The posterior predictive checks and fully Bayesian information criteria are recommended for comparison and evaluation of sparsity. The approach is Markovian, and often the minimum 200 warmup and 200 samples are required. The Lasso is an example and the aim is to make this probabilistic using NumPyro or PyMC and sparse priors (Cauchy/Laplace/Horseshoe).

elenaajayi · April 7, 2025, 11:15pm

@mhashemi, @Daniele_Marinazzo Hi Dr. Hashemi,

Thanks so much for your detailed feedback on the way I plan to approach the prelim task. I’ve updated my proposal to include posterior predictive checks and fully Bayesian information criteria for evaluating sparsity using a baseline of 200 warmup and 200 sampling iterations. My approach now moves from a Lasso-based example to a fully probabilistic framework using NumPyro/PyMC with sparse priors (Cauchy, Laplace, and Horseshoe). I am also planning to validate the methods on synthetic datasets. For example, I may use simulated time-series data generated from an Erdős-Rényi connectivity matrix. This model is based on randomly connecting nodes in a network with a fixed probability, and it provides a simple way to set a known ground truth for connectivity. An overview of the model can be found here: Erdős–Rényi model - Wikipedia.
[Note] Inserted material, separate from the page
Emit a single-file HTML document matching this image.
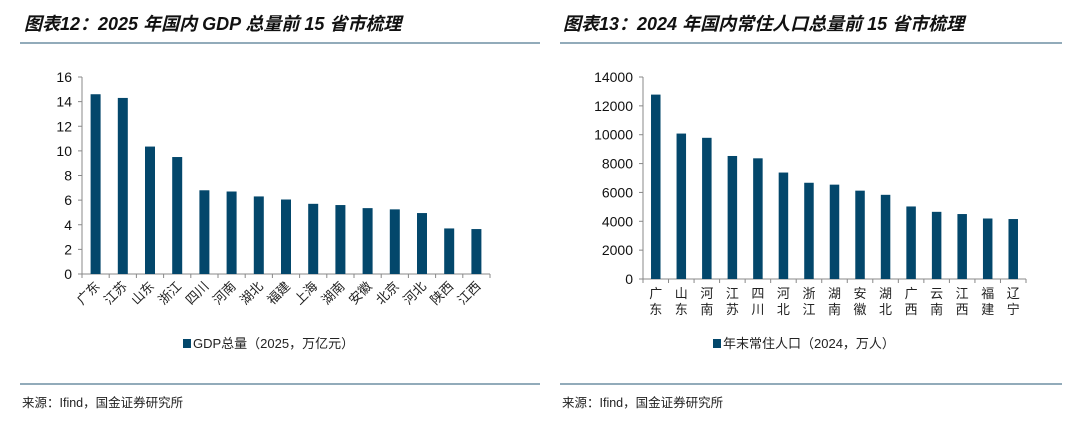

I have also set aside time to get familiar with JAX and PyMC through tutorials and small projects. Would it be okay if I sent over my full proposal for further review before the deadline tomorrow, April 8th? I would really appreciate any additional insights to ensure it covers everything clearly.

Best,
Elena Ajayi

mhashemi · April 8, 2025, 10:38am

thanks! a clear structure and timeline is recommended!

samkitshah1262 · April 8, 2025, 12:05pm

Dear Dr. @mhashemi ,

My name is Samkit Shah, and I’m a recent Computer Science graduate from IIT Jodhpur. I currently work at Warner Bros. Discovery as a Software and Machine Learning Engineer, where I co-lead the development of distributed ML services for intelligent work order management and vendor recommendation. I’ve worked extensively with real-time orchestration systems, Cadence-Temporal, and Bayesian time series models to improve both cost and latency across production workflows.

What excites me about this project is the opportunity to bring my background in scalable backend systems and probabilistic ML into the domain of computational neuroscience. I’m particularly interested in how methods like Bayesian inference and sparse modeling can be used to understand brain connectivity — especially when integrated with modern probabilistic frameworks like NumPyro or PyMC.

I have experience with studying Markov equivalent graphs and their scoring methodologies. Moreover I have a strong foundation in probability and statistics.

I have already completed the preliminary task and will be sharing with you the proposal for a review shortly along with the task code.

A fundamental questions I wanted to ask was:
What could be the effective use cases for the model inversion that aligns with work progressing at EBrains.
In order to avoid any redundancy in the proposal.

Best regards,
Samkit Shah

mhashemi · April 8, 2025, 2:28pm

Hi,
Thanks! So the connectivity between brain regions are estimated using tractopgraohy method, which for human is symmetric and no direction. The effective connectivity rather inform us about the causality and direction. Please see this paper.

samkitshah1262 · April 8, 2025, 2:30pm

Is it advisable to include the aforementioned use case, along with similar (if any) in the proposal ?

elenaajayi · April 8, 2025, 3:50pm

@mhashemi, I sent over the proposal on GSoC. Thanks!